Container Insights offers detailed metrics for ECS services, tasks, and the containers running within them. It also provides visualizations of services and tasks, enabling easy navigation to specific services of interest. Activating Container Insights is straightforward and can be done during the creation or update of an ECS cluster. (Refer to the Terraform example in the section above, Provisioning an ECS Cluster for Fargate.)
For log analysis, Logs Insights uses a unique CloudWatch query syntax, which may feel different from SQL at first but becomes intuitive over time.
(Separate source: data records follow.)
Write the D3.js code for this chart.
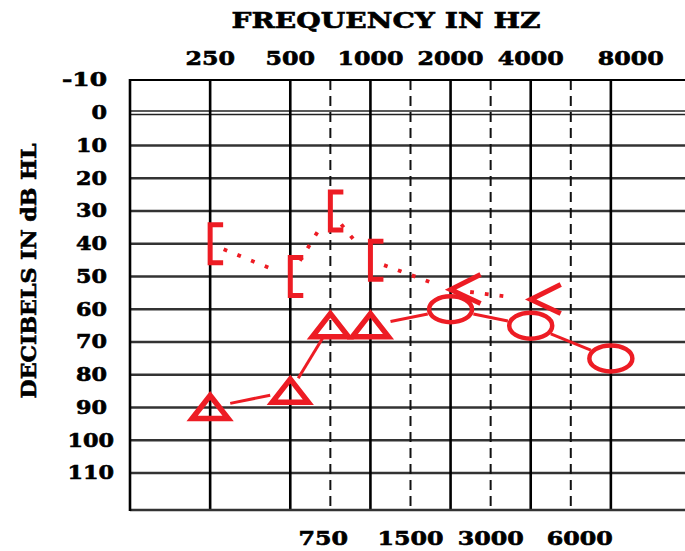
<body style="margin:0;background:#fff">

<script src="https://d3js.org/d3.v7.min.js"></script>

<script>
// audiogram, right ear
var svgWidth = 685;
var svgHeight = 551;

// chart data
var mainFreqs = [250, 500, 1000, 2000, 4000, 8000]; // octave lines, labels on top
var midFreqs = [750, 1500, 3000, 6000];             // dashed lines, labels at bottom
var dbTicks = [-10, 0, 10, 20, 30, 40, 50, 60, 70, 80, 90, 100, 110];

// bone conduction ( [ and < ), dotted line
var boneFreqs = [250, 500, 750, 1000, 2000, 4000];
var boneDb = [40, 50, 30, 45, 54, 57];
var boneSymbols = ['bracket', 'bracket', 'bracket', 'bracket', 'less', 'less'];

// air conduction (triangles and circles), solid line
var airFreqs = [250, 500, 750, 1000, 2000, 4000, 8000];
var airDb = [90, 85, 65, 65, 60, 65, 75];
var airSymbols = ['tri', 'tri', 'tri', 'tri', 'circle', 'circle', 'circle'];

var red = '#ed1c24';
var font = '"DejaVu Serif", "Liberation Serif", serif';

// octave position: 250=0, 500=1 ... half-octave for 750, 1500 ...
function octave(f) {
	var o = Math.log2(f / 250);
	var b = Math.floor(o + 1e-9);
	return b + (o - b > 0.01 ? 0.5 : 0);
}

var x = d3.scaleLinear().domain([-1, 6]).range([130, 691]);
var y = d3.scaleLinear().domain([-10, 110]).range([80, 473]);
var plotLeft = x(-1);
var plotRight = svgWidth;
var plotTop = y(-10);
var plotBottom = y(121.3);

var svg = d3.select('body').append('svg')
	.attr('width', svgWidth)
	.attr('height', svgHeight);

// horizontal grid lines
svg.selectAll('line.h')
	.data(dbTicks.filter(function(d) { return d > 0; }))
	.enter().append('line')
	.attr('class', 'h')
	.attr('x1', plotLeft).attr('x2', plotRight)
	.attr('y1', function(d) { return y(d); })
	.attr('y2', function(d) { return y(d); })
	.attr('stroke', '#333')
	.attr('stroke-width', 2.6);

// the 0 dB line is doubled
svg.selectAll('line.zero')
	.data([-1.8, 1.8])
	.enter().append('line')
	.attr('class', 'zero')
	.attr('x1', plotLeft).attr('x2', plotRight)
	.attr('y1', function(d) { return y(0) + d; })
	.attr('y2', function(d) { return y(0) + d; })
	.attr('stroke', '#222')
	.attr('stroke-width', 1.6);

// dashed half-octave lines
svg.selectAll('line.mid')
	.data(midFreqs)
	.enter().append('line')
	.attr('class', 'mid')
	.attr('x1', function(d) { return x(octave(d)); })
	.attr('x2', function(d) { return x(octave(d)); })
	.attr('y1', plotTop).attr('y2', plotBottom)
	.attr('stroke', '#111')
	.attr('stroke-width', 2)
	.attr('stroke-dasharray', '10,6');

// solid octave lines
svg.selectAll('line.main')
	.data(mainFreqs)
	.enter().append('line')
	.attr('class', 'main')
	.attr('x1', function(d) { return x(octave(d)); })
	.attr('x2', function(d) { return x(octave(d)); })
	.attr('y1', plotTop).attr('y2', plotBottom)
	.attr('stroke', '#000')
	.attr('stroke-width', 2.6);

// borders
svg.append('line').attr('x1', plotLeft).attr('x2', plotRight).attr('y1', plotTop).attr('y2', plotTop)
	.attr('stroke', '#000').attr('stroke-width', 2.2);
svg.append('line').attr('x1', plotLeft).attr('x2', plotRight).attr('y1', plotBottom).attr('y2', plotBottom)
	.attr('stroke', '#333').attr('stroke-width', 2.6);
svg.append('line').attr('x1', plotLeft).attr('x2', plotLeft).attr('y1', plotTop - 1).attr('y2', plotBottom + 1)
	.attr('stroke', '#000').attr('stroke-width', 2.6);

// all text is heavy slab serif, thickened a bit with a stroke
function heavy(sel) {
	sel.attr('font-family', font).attr('font-weight', 'bold')
		.attr('fill', '#000').attr('stroke', '#000').attr('stroke-width', 0.6)
		.attr('lengthAdjust', 'spacingAndGlyphs');
}

// titles
svg.append('text')
	.attr('x', 386).attr('y', 28)
	.attr('text-anchor', 'middle')
	.attr('font-size', 22)
	.attr('textLength', 309)
	.call(heavy)
	.text('FREQUENCY IN HZ');

svg.append('text')
	.attr('transform', 'translate(36,271) rotate(-90)')
	.attr('text-anchor', 'middle')
	.attr('font-size', 20)
	.attr('textLength', 255)
	.call(heavy)
	.text('DECIBELS IN dB HL');

// frequency labels
svg.selectAll('text.top')
	.data(mainFreqs)
	.enter().append('text')
	.attr('class', 'top')
	.attr('x', function(d) { return x(octave(d)) + (d == 8000 ? 20 : 0); })
	.attr('y', 65)
	.attr('text-anchor', 'middle')
	.attr('font-size', 18)
	.attr('textLength', function(d) { return String(d).length * 16.5; })
	.call(heavy)
	.text(function(d) { return d; });

svg.selectAll('text.bot')
	.data(midFreqs)
	.enter().append('text')
	.attr('class', 'bot')
	.attr('x', function(d) { return x(octave(d)) + (d == 6000 ? 9 : d == 750 ? -7 : 0); })
	.attr('y', 545)
	.attr('text-anchor', 'middle')
	.attr('font-size', 18)
	.attr('textLength', function(d) { return String(d).length * 16.5; })
	.call(heavy)
	.text(function(d) { return d; });

// dB labels
svg.selectAll('text.db')
	.data(dbTicks)
	.enter().append('text')
	.attr('class', 'db')
	.attr('x', function(d) { return d >= 100 ? 114 : 107; })
	.attr('y', function(d) { return y(d); })
	.attr('dy', '0.36em')
	.attr('text-anchor', 'end')
	.attr('font-size', 18)
	.attr('textLength', function(d) { return d < 0 ? 45 : String(d).length * 15.5; })
	.call(heavy)
	.text(function(d) { return d; });

// size of each symbol, used to stop the lines at its edge
var symbolSize = {
	bracket: [12, 20],
	less: [18, 10],
	tri: [21, 14],
	circle: [24, 15]
};

function trimmedSegments(freqs, dbs, symbols, gap) {
	var segs = [];
	for (var i = 0; i < freqs.length - 1; i++) {
		var x1 = x(octave(freqs[i])), y1 = y(dbs[i]);
		var x2 = x(octave(freqs[i + 1])), y2 = y(dbs[i + 1]);
		var len = Math.hypot(x2 - x1, y2 - y1);
		var ux = (x2 - x1) / len, uy = (y2 - y1) / len;
		var s1 = symbolSize[symbols[i]], s2 = symbolSize[symbols[i + 1]];
		var r1 = 1 / Math.hypot(ux / s1[0], uy / s1[1]) + gap;
		var r2 = 1 / Math.hypot(ux / s2[0], uy / s2[1]) + gap;
		if (r1 + r2 < len) {
			segs.push([x1 + ux * r1, y1 + uy * r1, x2 - ux * r2, y2 - uy * r2]);
		}
	}
	return segs;
}

// dotted bone line
svg.selectAll('line.bone')
	.data(trimmedSegments(boneFreqs, boneDb, boneSymbols, 2))
	.enter().append('line')
	.attr('class', 'bone')
	.attr('x1', function(d) { return d[0]; })
	.attr('y1', function(d) { return d[1]; })
	.attr('x2', function(d) { return d[2]; })
	.attr('y2', function(d) { return d[3]; })
	.attr('stroke', red)
	.attr('stroke-width', 3.8)
	.attr('stroke-dasharray', '3.8,11');

// solid air line
svg.selectAll('line.air')
	.data(trimmedSegments(airFreqs, airDb, airSymbols, 0))
	.enter().append('line')
	.attr('class', 'air')
	.attr('x1', function(d) { return d[0]; })
	.attr('y1', function(d) { return d[1]; })
	.attr('x2', function(d) { return d[2]; })
	.attr('y2', function(d) { return d[3]; })
	.attr('stroke', red)
	.attr('stroke-width', 3);

// symbols
function symbolPath(s, cx, cy) {
	if (s == 'bracket') {
		return 'M' + (cx + 13) + ',' + (cy - 19) + 'H' + cx + 'V' + (cy + 19) + 'H' + (cx + 13);
	}
	if (s == 'less') {
		return 'M' + (cx + 30) + ',' + (cy - 15) + 'L' + cx + ',' + cy + 'L' + (cx + 30) + ',' + (cy + 14);
	}
	if (s == 'tri') {
		return 'M' + cx + ',' + (cy - 12) + 'L' + (cx + 18) + ',' + (cy + 11) + 'L' + (cx - 18) + ',' + (cy + 11) + 'Z';
	}
	return '';
}

svg.selectAll('path.bone')
	.data(boneFreqs)
	.enter().append('path')
	.attr('class', 'bone')
	.attr('d', function(d, i) { return symbolPath(boneSymbols[i], x(octave(d)), y(boneDb[i])); })
	.attr('fill', 'none')
	.attr('stroke', red)
	.attr('stroke-width', 5);

svg.selectAll('path.air')
	.data(airFreqs.filter(function(d, i) { return airSymbols[i] == 'tri'; }))
	.enter().append('path')
	.attr('class', 'air')
	.attr('d', function(d, i) { return symbolPath('tri', x(octave(d)), y(airDb[i])); })
	.attr('fill', 'none')
	.attr('stroke', red)
	.attr('stroke-width', 5.5)
	.attr('stroke-linejoin', 'miter');

svg.selectAll('ellipse.air')
	.data(airFreqs.filter(function(d, i) { return airSymbols[i] == 'circle'; }))
	.enter().append('ellipse')
	.attr('class', 'air')
	.attr('cx', function(d) { return x(octave(d)); })
	.attr('cy', function(d) { return y(airDb[airFreqs.indexOf(d)]); })
	.attr('rx', 21.5)
	.attr('ry', 13)
	.attr('fill', 'none')
	.attr('stroke', red)
	.attr('stroke-width', 4.5);
</script>
</body>
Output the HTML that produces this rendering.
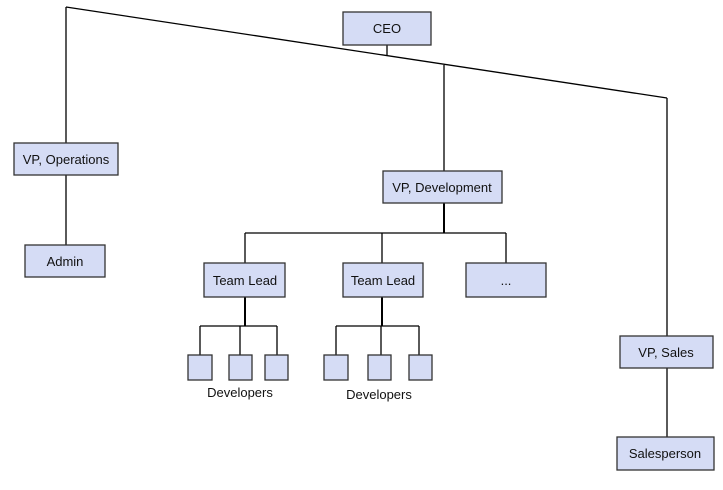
<!DOCTYPE html>
<html><head><meta charset="utf-8"><style>
body{margin:0;background:#fff;width:723px;height:485px;overflow:hidden;}
</style></head><body>
<svg width="723" height="485" xmlns="http://www.w3.org/2000/svg" font-family="Liberation Sans, sans-serif" font-size="13" fill="#111">
<g stroke="#000" stroke-width="1.3" fill="none">
<line x1="66" y1="7" x2="667" y2="98"/>
<line x1="66" y1="7" x2="66" y2="143"/>
<line x1="66" y1="175" x2="66" y2="245"/>
<line x1="387" y1="45" x2="387" y2="56"/>
<line x1="444" y1="65" x2="444" y2="171"/>
<line x1="667" y1="98" x2="667" y2="336"/>
<line x1="667" y1="368" x2="667" y2="437"/>
<line x1="444" y1="203" x2="444" y2="233" stroke-width="2"/>
<line x1="245" y1="233" x2="506" y2="233"/>
<line x1="245" y1="233" x2="245" y2="263"/>
<line x1="382" y1="233" x2="382" y2="263"/>
<line x1="506" y1="233" x2="506" y2="263"/>
<line x1="245" y1="297" x2="245" y2="326" stroke-width="2"/>
<line x1="200" y1="326" x2="277" y2="326"/>
<line x1="200" y1="326" x2="200" y2="355"/>
<line x1="240" y1="326" x2="240" y2="355"/>
<line x1="277" y1="326" x2="277" y2="355"/>
<line x1="382" y1="297" x2="382" y2="326" stroke-width="2"/>
<line x1="336" y1="326" x2="419" y2="326"/>
<line x1="336" y1="326" x2="336" y2="355"/>
<line x1="381" y1="326" x2="381" y2="355"/>
<line x1="419" y1="326" x2="419" y2="355"/>
</g>
<g fill="#d5dcf5" stroke="#333" stroke-width="1.3">
<rect x="343" y="12" width="88" height="33"/>
<rect x="14" y="143" width="104" height="32"/>
<rect x="25" y="245" width="80" height="32"/>
<rect x="383" y="171" width="119" height="32"/>
<rect x="204" y="263" width="81" height="34"/>
<rect x="343" y="263" width="80" height="34"/>
<rect x="466" y="263" width="80" height="34"/>
<rect x="620" y="336" width="93" height="32"/>
<rect x="617" y="437" width="97" height="33"/>
<rect x="188" y="355" width="24" height="25"/>
<rect x="229" y="355" width="23" height="25"/>
<rect x="265" y="355" width="23" height="25"/>
<rect x="324" y="355" width="24" height="25"/>
<rect x="368" y="355" width="23" height="25"/>
<rect x="409" y="355" width="23" height="25"/>
</g>
<g text-anchor="middle">
<text x="387" y="33">CEO</text>
<text x="66" y="164">VP, Operations</text>
<text x="65" y="266">Admin</text>
<text x="442" y="192">VP, Development</text>
<text x="245" y="285">Team Lead</text>
<text x="383" y="285">Team Lead</text>
<text x="506" y="285">...</text>
<text x="666" y="357">VP, Sales</text>
<text x="665" y="458">Salesperson</text>
<text x="240" y="397">Developers</text>
<text x="379" y="399">Developers</text>
</g>
</svg>
</body></html>
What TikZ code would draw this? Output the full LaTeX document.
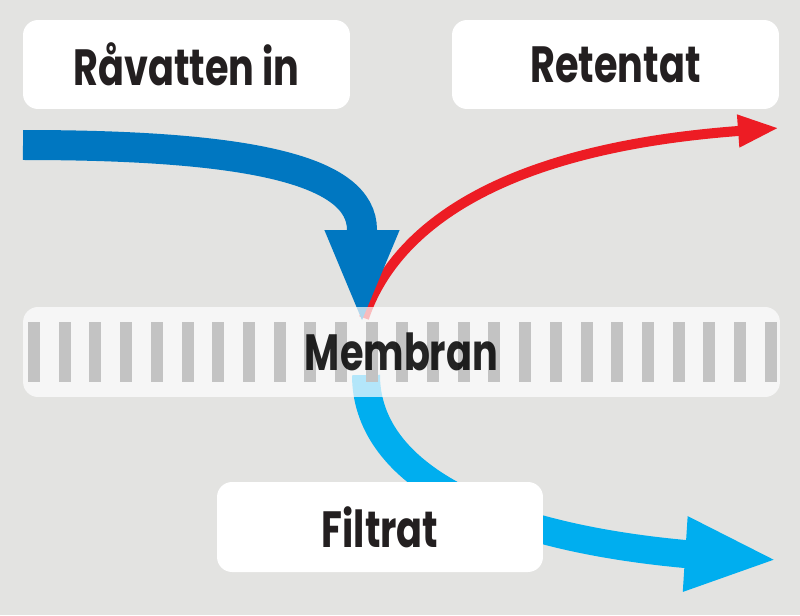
\documentclass[tikz,border=0pt]{standalone}
\usepackage{fontspec}
\setmainfont{Poppins}[FakeStretch=0.75]
\usepackage{xcolor}
\usetikzlibrary{arrows.meta,
	positioning}
\definecolor{bakgrund}{HTML}{E3E3E1}
\definecolor{blaa}{HTML}{0077C1}
\definecolor{roed}{HTML}{ED1C24}
\definecolor{ljusblaa}{HTML}{00AEEF}
\definecolor{staav}{HTML}{C3C3C3}
\definecolor{texten}{HTML}{231F20}
\tikzstyle{ruta}=[fill=white, rounded corners=0.3cm, inner sep=0, text=texten,
		font=\fontsize{29}{30}\selectfont\bfseries]
\tikzstyle{band}=[ruta, fill opacity=0.7, text opacity=0.85, text=black]
\tikzstyle{inflode}=[blaa, line width=0.6cm]
\tikzstyle{retflode}=[roed, line width=0.2cm]
\tikzstyle{filflode}=[ljusblaa, line width=0.56cm]

\begin{document}
\begin{tikzpicture}[x=0.02cm, y=-0.02cm]
                \fill[bakgrund] (0,0) rectangle (800,615);
                \useasboundingbox (0,0) rectangle (800,615);
                % fixpunkter for flodena
                \coordinate (inlopp) at (23,145);
                \coordinate (krok) at (362,230);
                \coordinate (spets) at (362,325);
                \coordinate (retstart) at (364,318);
                \coordinate (retut) at (779,128);
                \coordinate (filstart) at (366,375);
                \coordinate (filknick) at (685,554);
                \coordinate (filut) at (778,560);
                % retentat, bakom inflodet
                \draw[retflode, -{Triangle[length=0.82cm, width=0.6cm]}] (retstart) .. controls (390,240) and (480,150) .. (retut);
                \draw[inflode, -{Triangle[length=1.9cm, width=1.34cm]}] (inlopp) .. controls (250,145) and (362,170) .. (krok) -- (spets);
                \draw[filflode, -{Triangle[length=1.86cm, width=1.36cm]}] (filstart) .. controls (366,470) and (480,535) .. (filknick) -- (filut);
                % membran med staver
                \node[band, minimum width=15.14cm, minimum height=1.8cm,
                    path picture={\foreach \i in {0,...,24} \fill[staav, fill opacity=1, sharp corners]
                        ([xshift={(0.1+0.614*\i)*1cm}, yshift=0.6cm]path picture bounding box.west) rectangle +(12,60);}]
                    (membran) at (401.5,352) {Membran};
                \node[ruta, minimum width=6.54cm, minimum height=1.78cm] (raavatten) at (186.5,64.5) {Råvatten in};
                \node[ruta, minimum width=6.54cm, minimum height=1.78cm] (retentat) at (615.5,64.5) {Retentat};
                \node[ruta, minimum width=6.52cm, minimum height=1.8cm] (filtrat) at (380,527) {Filtrat};
            \end{tikzpicture}
\end{document}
Additionally, Container Insights metrics are accessible through CloudWatch Logs Insights, making it easy to extract meaningful data.
To enable log delivery from containers to CloudWatch, you can extend the task definition with the logConfigurationproperty, ensuring seamless integration and monitoring of your Fargate workloads.
{
"containerDefinitions": [
{
"name": "best-app",
…….
"logConfiguration": {
"logDriver": "awslogs",
"options": {
"awslogs-create-group": "true",
"awslogs-group": "ecs",
"awslogs-region": "eu-central-1",
"awslogs-stream-prefix": "best"
}
},
….
},Also, don’t forget to extend the ECS Task Execution IAM Role with the required permissions (suggested AmazonECSTaskExecutionRolePolicy IAM policy can be used).
Fargate Limitations
As of January 2023, AWS Fargate has certain compute and resource limitations:
- Compute Resources: Fargate supports up to 16 vCPUs and 120GB of RAM per task. This is sufficient for most web service use cases.
- Containers per Task Definition: A maximum of 10 containers can be defined per task. Again, this limit is adequate for the majority of web service applications.
- Tasks per Service: Fargate allows up to 5,000 tasks per service, which is more than sufficient for most scenarios.
It’s worth noting that the task limit is a soft limit, meaning it can be increased upon request through the AWS service quota management system if your workload requires higher capacity.